Argumenta-se que tudo isso é necessário para bem defender a pátria e ter êxito na guerra (contra os inimigos da pátria). Mas mesmo essa justificativa é falsa. A narrativa de que – além do conhecimento profissional das armas (lato sensu) – o modo de vida e convivência social disciplinado pela ideologia militar são necessários para a guerra (tomada por inevitável – ou por uma realidade eterna, presente na vida natural e fundante da vida social, quando não organizadora do próprio cosmos – pela mentalidade militar) é pura ideologia que não se sustenta diante da confrontação com exemplos históricos sólidos. Esparta também argumentava assim contra Atenas, mas as guerras em que a democracia ateniense se envolveu mostraram que aquele povo – ao ver dos machões patriarcais espartanos, indisciplinado, efeminado e despreparado para o comando e para a luta – saiu-se algumas vezes até melhor em combate do que os autocratas de Esparta. Um dos exemplos é o citado por Esquilo em Os Persas (472 AEC): o da batalha de Salamina (480 AEC). Mas há também o da batalha de Maratona (490 AEC), onde “os veadinhos de Atenas”, o verdureiro e o peixeiro, o escritor e o poeta, essas pessoas comuns, desobedientes, não militarizadas, em reduzido número de 10 mil, venceram mais de 25 mil invasores persas, sem qualquer ajuda dos heróis de Esparta (que lhes negaram socorro sob pretextos religiosos: a tal “religião da pátria” – o culto do Estado – que continua até hoje servindo de base ideológica para o militarismo). Se militares profissionais são necessários, dada a configuração atual do mundo, o militarismo como ideologia não o é – e sim prejudicial à democracia e à paz, servindo os militares por ela possuídos como difusores de inimizade no mundo.

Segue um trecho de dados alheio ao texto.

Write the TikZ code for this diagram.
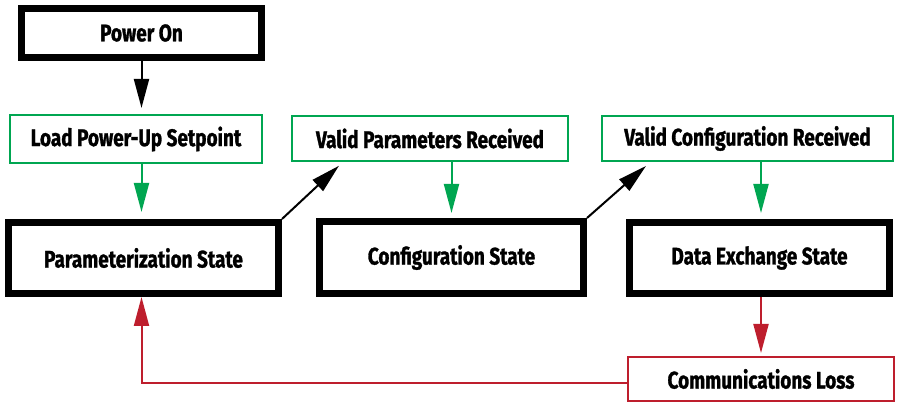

Todos esses ritos, liturgias, símbolos e dogmas militares têm, na verdade, outra função: suscitar um tipo de emocionar que gera separação, alimentar o espírito de corpo – fidelidade e lealdade para com os “de dentro” e desconfiança e ânimo adversarial em relação aos “de fora” – e ensejar comportamentos que deformam o campo social, configurando ambientes avessos às redes e à democracia. Como foi dito no início deste artigo, a existência de uma ordem militar permanente – não apenas como uma instituição profissional, mas investida de uma missão ideológica, cultora da “religião da pátria” – militariza, quer dizer, hierarquiza a sociedade, imola a liberdade no altar da segurança, tornando os modos de convivência social mais verticais, mais adversariais, mais preconceituosos, mais intolerantes. Não têm a ver com um inimigo concreto (que às vezes nem existe, a não ser que encaremos, como faz a mentalidade autocrática, o outro, qualquer outro, como inimigo, pelo fato de sua simples existência, sendo diferente da nossa, ser uma ameaça ao nosso modo de vida). Assim como a guerra não objetiva matar pessoas (um efeito colateral) e sim manter os inimigos como inimigos (sem o que desconstitui-se o próprio conceito de defesa, que é guerra preemptiva), a vibração militar é uma sanha para matar a rede. Faz parte das grandes rotinas de recuperação da programação hierárquica do mundo e, nesse sentido, tenta retirar a base social – os padrões mais distribuídos do que centralizados de organização – que permite à democracia florescer e perdurar, ainda que ela nunca surja sem política.